To a certain degree, mermaids became accepted as reality in medieval times, where they were routinely depicted alongside actual aquatic animals such as whales and fish. For about as long, sailors and ordinary people have reported sightings of real live mermaids in coastal towns and across the ocean.
• A story from 17th century Holland tells of a mermaid found injured, who was taken to a nearby lake and nursed back to health by the locals. She stayed in the town even after she had recovered and reportedly became a very productive citizen.
• Ferry passengers passing through Active Pass, near the Mayne Island, British Columbia in 1967 reported spying a mermaid sitting leisurely about the banks of the strait, eating a live salmon. She was topless, with a crown of long blonde hair and the lower half of a fish. “Several witnesses said the mermaid had a large fish, apparently coho salmon, and one swore she had taken bite out of it,” the Times Colonist said on June 13, 1967. “Long, silver-blond hair and topless condition were generally agreed upon.”
• More recently, a mermaid sighting in the town of Kiryat Yam in Isreal captured public attention in 2009. One of the first people to see the mermaid, Shlomo Cohen, said, “I was with friends when suddenly we saw a woman laying on the sand in a weird way. At first I thought she was just another sunbather, but when we approached she jumped into the water and disappeared. We were all in shock because we saw she had a tail.” Locals and tourists began flocking to the water each evening, hoping for a glimpse. The town’s tourism board, thrilled with this free marketing, offered a $1 million reward for the first person to photograph the creature. Not so surprisingly, the reports vanished almost as quickly as they surfaced, and to this day, no one has ever claimed the reward.
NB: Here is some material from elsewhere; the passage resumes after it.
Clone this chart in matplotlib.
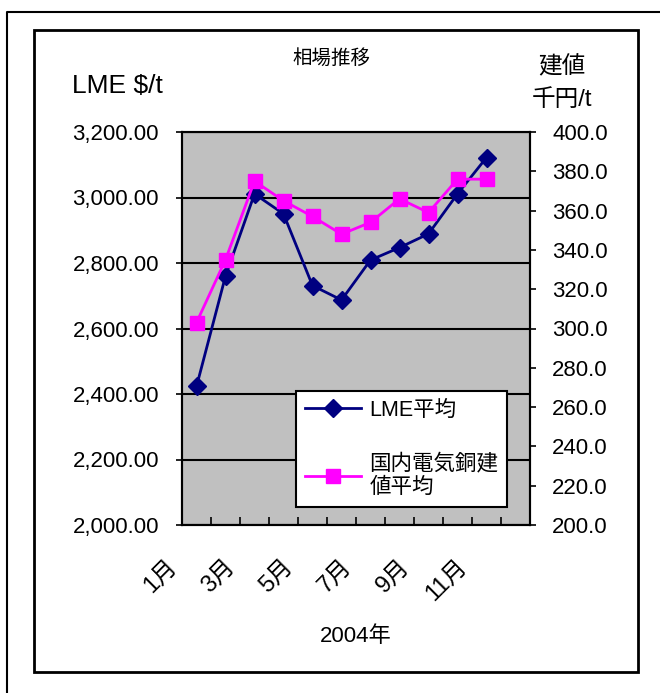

• In 2012 an Animal Planet special, “Mermaids: The Body Found,” presented a ‘documentary’ of scientists finding proof of real mermaids in the oceans. Turns out, it was actually docu-fiction but created enough of an uproar that the National Oceanic and Atmospheric Administration (NOAA) was forced to issue a public statement, officially denying the existence of mermaids. (But what do they know?)